A surviving spouse may elect against taking an intestate share of decedent’s estate or elect against the Will and would be entitled to the following:
|If decedent and surviving spouse were married to each other:||The elective-share percentage is:|
|Less than 3 years||10% of the net estate|
|3 years but less than 6 years||20% of the net estate|
|6 years but less than 9 years||30% of the net estate|
|9 years or more||40% of the net estate|
*Years of marriage do not have to be consecutive for calculating a spousal elective-share, but may be separated by divorce.
*The net estate is based on a complicated calculation of inclusion and exclusion of assets and liabilities, but a simplified rule is the value of the estate after debts, expenses, and family allowances (homestead, year’s support, and exempt personal property) are paid.
*After the elective share is calculated, the amount payable to the surviving spouse is then reduced by the property which passed to the spouse automatically at death. Examples of such property are listed in the section titled “Property that Passes Without a Will.”
*A petition for elective share must be filed within 9 months of the date of decedent’s death.
- Testator must be 18 years of age or older;
- Will must be signed by testator; and
- Will must be signed by 2 attesting witnesses (preferably disinterested witnesses) in the presence of the testator and each other.
*If a witness is also a beneficiary under the Will, the witness forfeits any interest that exceeds what the witness would have received under intestacy.
In order for a handwritten Will (also known as a holographic will) to be valid, the following requirements must be met:
- It must be signed by the testator;
- All material provisions of the Will must be in the handwriting of testator; and
- The testator’s handwriting must be proved by 2 witnesses.
*There is no requirement that a holographic will be attested to by subscribing witnesses.

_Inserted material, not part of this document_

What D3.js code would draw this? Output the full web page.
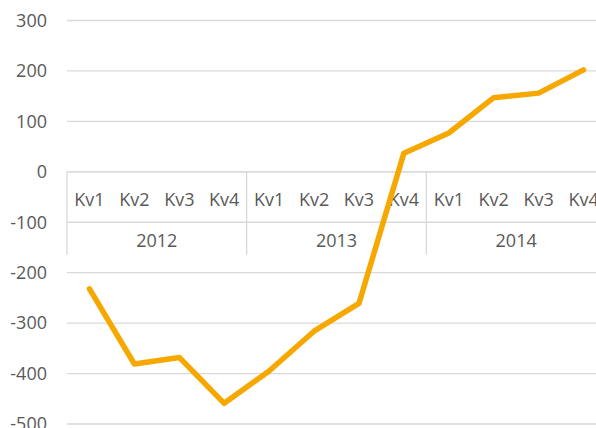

A Will or part of a Will may be revoked if one of the following occur:
- Testator executes a subsequent Will that revokes the prior Will or part expressly or by inconsistency;
- Testator executes a document of revocation with all the formalities of an attested Will or a holographic Will which revokes the prior Will or part expressly; or
- Testator (or another person in the testator’s presence and by the testator’s direction) physically destroys the Will (burns, tears up, cancels, obliterates, or otherwise destroys) with the intent and for the purpose of revoking it.
- Both a subsequent marriage and the birth of a child of the testator will revoke a Will in whole or part, but divorce or annulment of the subsequent marriage does not revive a prior Will.
*It is risky to make handwritten changes to a Will, even if testator signs his or her initials, and should be avoided if possible.
*When a Will provision is validly revoked, the property referred to therein passes under the Will's residuary clause in the absence of a contrary intent.
*One should consider whether the establishment of a trust would be beneficial, especially where minors or individuals with a disability are involved in order to adequately protect their needs in the future.
*Money or property left to a minor outright in a Will will be overseen by a Court or someone appointed by a Court.
*Money or property left to a minor through a trust, whether a testamentary trust set forth in a Will or a separate trust agreement, is handled by the trustee selected by the maker of the trust in the way the trust sets out.
*Thus, having a trust can allow more control and direction over how a minor’s property will be handled and by whom.